• _Work to be completed_:
Retype the whole listing below, character for character.

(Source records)

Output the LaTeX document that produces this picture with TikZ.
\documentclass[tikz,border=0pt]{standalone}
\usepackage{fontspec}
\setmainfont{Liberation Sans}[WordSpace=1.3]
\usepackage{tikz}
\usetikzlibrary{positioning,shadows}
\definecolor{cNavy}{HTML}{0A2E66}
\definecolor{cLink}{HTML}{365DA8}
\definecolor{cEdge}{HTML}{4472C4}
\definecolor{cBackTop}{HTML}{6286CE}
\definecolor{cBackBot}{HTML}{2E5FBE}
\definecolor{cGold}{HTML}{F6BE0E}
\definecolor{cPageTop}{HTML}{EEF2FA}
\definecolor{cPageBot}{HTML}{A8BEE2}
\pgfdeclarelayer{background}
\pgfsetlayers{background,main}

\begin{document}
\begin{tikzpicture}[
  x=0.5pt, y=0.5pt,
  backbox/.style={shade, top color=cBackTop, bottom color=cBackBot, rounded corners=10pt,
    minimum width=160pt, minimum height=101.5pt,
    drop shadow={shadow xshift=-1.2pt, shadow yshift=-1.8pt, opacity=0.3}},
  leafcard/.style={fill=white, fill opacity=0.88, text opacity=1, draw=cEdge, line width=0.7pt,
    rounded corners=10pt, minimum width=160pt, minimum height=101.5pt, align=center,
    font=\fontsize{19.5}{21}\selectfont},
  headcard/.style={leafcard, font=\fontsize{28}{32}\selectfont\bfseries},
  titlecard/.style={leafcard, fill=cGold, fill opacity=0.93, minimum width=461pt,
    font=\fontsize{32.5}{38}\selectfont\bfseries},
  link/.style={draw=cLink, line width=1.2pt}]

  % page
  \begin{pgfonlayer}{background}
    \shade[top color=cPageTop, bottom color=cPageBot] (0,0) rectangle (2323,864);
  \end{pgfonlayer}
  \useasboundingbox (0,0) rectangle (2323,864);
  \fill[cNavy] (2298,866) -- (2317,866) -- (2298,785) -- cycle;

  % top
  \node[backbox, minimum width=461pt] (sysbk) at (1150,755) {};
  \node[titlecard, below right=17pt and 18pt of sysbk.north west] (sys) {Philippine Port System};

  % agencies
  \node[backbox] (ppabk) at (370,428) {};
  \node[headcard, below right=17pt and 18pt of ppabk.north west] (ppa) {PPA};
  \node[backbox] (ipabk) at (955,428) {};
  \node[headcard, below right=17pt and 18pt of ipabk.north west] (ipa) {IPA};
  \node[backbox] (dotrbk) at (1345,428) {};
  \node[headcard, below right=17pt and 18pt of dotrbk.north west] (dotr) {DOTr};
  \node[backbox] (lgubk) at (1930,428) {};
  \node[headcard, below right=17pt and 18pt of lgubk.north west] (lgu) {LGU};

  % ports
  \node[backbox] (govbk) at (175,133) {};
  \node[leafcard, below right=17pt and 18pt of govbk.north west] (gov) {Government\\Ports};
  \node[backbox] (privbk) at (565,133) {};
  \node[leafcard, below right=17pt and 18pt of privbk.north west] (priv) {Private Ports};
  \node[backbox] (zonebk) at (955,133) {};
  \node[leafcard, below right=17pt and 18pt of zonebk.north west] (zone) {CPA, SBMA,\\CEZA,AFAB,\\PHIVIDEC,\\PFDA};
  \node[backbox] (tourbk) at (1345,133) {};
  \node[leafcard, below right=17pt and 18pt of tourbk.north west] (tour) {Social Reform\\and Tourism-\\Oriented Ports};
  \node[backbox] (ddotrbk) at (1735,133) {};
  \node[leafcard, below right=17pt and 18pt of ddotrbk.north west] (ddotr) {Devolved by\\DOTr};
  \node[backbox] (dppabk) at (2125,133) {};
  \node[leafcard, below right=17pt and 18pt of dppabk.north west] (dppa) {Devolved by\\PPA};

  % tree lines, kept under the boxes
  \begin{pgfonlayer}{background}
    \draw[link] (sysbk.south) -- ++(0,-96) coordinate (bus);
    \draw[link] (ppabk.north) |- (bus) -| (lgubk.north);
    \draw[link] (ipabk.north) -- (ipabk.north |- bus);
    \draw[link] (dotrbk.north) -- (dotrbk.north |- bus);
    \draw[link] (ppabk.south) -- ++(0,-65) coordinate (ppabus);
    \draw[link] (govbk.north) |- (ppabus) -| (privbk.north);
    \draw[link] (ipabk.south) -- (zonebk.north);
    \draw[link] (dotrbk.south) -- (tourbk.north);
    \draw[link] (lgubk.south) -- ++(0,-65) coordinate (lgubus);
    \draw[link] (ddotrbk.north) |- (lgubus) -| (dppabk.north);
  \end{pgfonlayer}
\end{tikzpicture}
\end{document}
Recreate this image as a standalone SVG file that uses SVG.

• _Solution_:
Output the LaTeX document that produces this picture with TikZ.
\documentclass[tikz,border=0pt]{standalone}
\usepackage{fontspec}
\setmainfont{Liberation Sans}[WordSpace=1.3]
\usepackage{tikz}
\usetikzlibrary{positioning,shadows}
\definecolor{cNavy}{HTML}{0A2E66}
\definecolor{cLink}{HTML}{365DA8}
\definecolor{cEdge}{HTML}{4472C4}
\definecolor{cBackTop}{HTML}{6286CE}
\definecolor{cBackBot}{HTML}{2E5FBE}
\definecolor{cGold}{HTML}{F6BE0E}
\definecolor{cPageTop}{HTML}{EEF2FA}
\definecolor{cPageBot}{HTML}{A8BEE2}
\pgfdeclarelayer{background}
\pgfsetlayers{background,main}

\begin{document}
\begin{tikzpicture}[
  x=0.5pt, y=0.5pt,
  backbox/.style={shade, top color=cBackTop, bottom color=cBackBot, rounded corners=10pt,
    minimum width=160pt, minimum height=101.5pt,
    drop shadow={shadow xshift=-1.2pt, shadow yshift=-1.8pt, opacity=0.3}},
  leafcard/.style={fill=white, fill opacity=0.88, text opacity=1, draw=cEdge, line width=0.7pt,
    rounded corners=10pt, minimum width=160pt, minimum height=101.5pt, align=center,
    font=\fontsize{19.5}{21}\selectfont},
  headcard/.style={leafcard, font=\fontsize{28}{32}\selectfont\bfseries},
  titlecard/.style={leafcard, fill=cGold, fill opacity=0.93, minimum width=461pt,
    font=\fontsize{32.5}{38}\selectfont\bfseries},
  link/.style={draw=cLink, line width=1.2pt}]

  % page
  \begin{pgfonlayer}{background}
    \shade[top color=cPageTop, bottom color=cPageBot] (0,0) rectangle (2323,864);
  \end{pgfonlayer}
  \useasboundingbox (0,0) rectangle (2323,864);
  \fill[cNavy] (2298,866) -- (2317,866) -- (2298,785) -- cycle;

  % top
  \node[backbox, minimum width=461pt] (sysbk) at (1150,755) {};
  \node[titlecard, below right=17pt and 18pt of sysbk.north west] (sys) {Philippine Port System};

  % agencies
  \node[backbox] (ppabk) at (370,428) {};
  \node[headcard, below right=17pt and 18pt of ppabk.north west] (ppa) {PPA};
  \node[backbox] (ipabk) at (955,428) {};
  \node[headcard, below right=17pt and 18pt of ipabk.north west] (ipa) {IPA};
  \node[backbox] (dotrbk) at (1345,428) {};
  \node[headcard, below right=17pt and 18pt of dotrbk.north west] (dotr) {DOTr};
  \node[backbox] (lgubk) at (1930,428) {};
  \node[headcard, below right=17pt and 18pt of lgubk.north west] (lgu) {LGU};

  % ports
  \node[backbox] (govbk) at (175,133) {};
  \node[leafcard, below right=17pt and 18pt of govbk.north west] (gov) {Government\\Ports};
  \node[backbox] (privbk) at (565,133) {};
  \node[leafcard, below right=17pt and 18pt of privbk.north west] (priv) {Private Ports};
  \node[backbox] (zonebk) at (955,133) {};
  \node[leafcard, below right=17pt and 18pt of zonebk.north west] (zone) {CPA, SBMA,\\CEZA,AFAB,\\PHIVIDEC,\\PFDA};
  \node[backbox] (tourbk) at (1345,133) {};
  \node[leafcard, below right=17pt and 18pt of tourbk.north west] (tour) {Social Reform\\and Tourism-\\Oriented Ports};
  \node[backbox] (ddotrbk) at (1735,133) {};
  \node[leafcard, below right=17pt and 18pt of ddotrbk.north west] (ddotr) {Devolved by\\DOTr};
  \node[backbox] (dppabk) at (2125,133) {};
  \node[leafcard, below right=17pt and 18pt of dppabk.north west] (dppa) {Devolved by\\PPA};

  % tree lines, kept under the boxes
  \begin{pgfonlayer}{background}
    \draw[link] (sysbk.south) -- ++(0,-96) coordinate (bus);
    \draw[link] (ppabk.north) |- (bus) -| (lgubk.north);
    \draw[link] (ipabk.north) -- (ipabk.north |- bus);
    \draw[link] (dotrbk.north) -- (dotrbk.north |- bus);
    \draw[link] (ppabk.south) -- ++(0,-65) coordinate (ppabus);
    \draw[link] (govbk.north) |- (ppabus) -| (privbk.north);
    \draw[link] (ipabk.south) -- (zonebk.north);
    \draw[link] (dotrbk.south) -- (tourbk.north);
    \draw[link] (lgubk.south) -- ++(0,-65) coordinate (lgubus);
    \draw[link] (ddotrbk.north) |- (lgubus) -| (dppabk.north);
  \end{pgfonlayer}
\end{tikzpicture}
\end{document}
Recreate this image as a standalone SVG file that uses SVG.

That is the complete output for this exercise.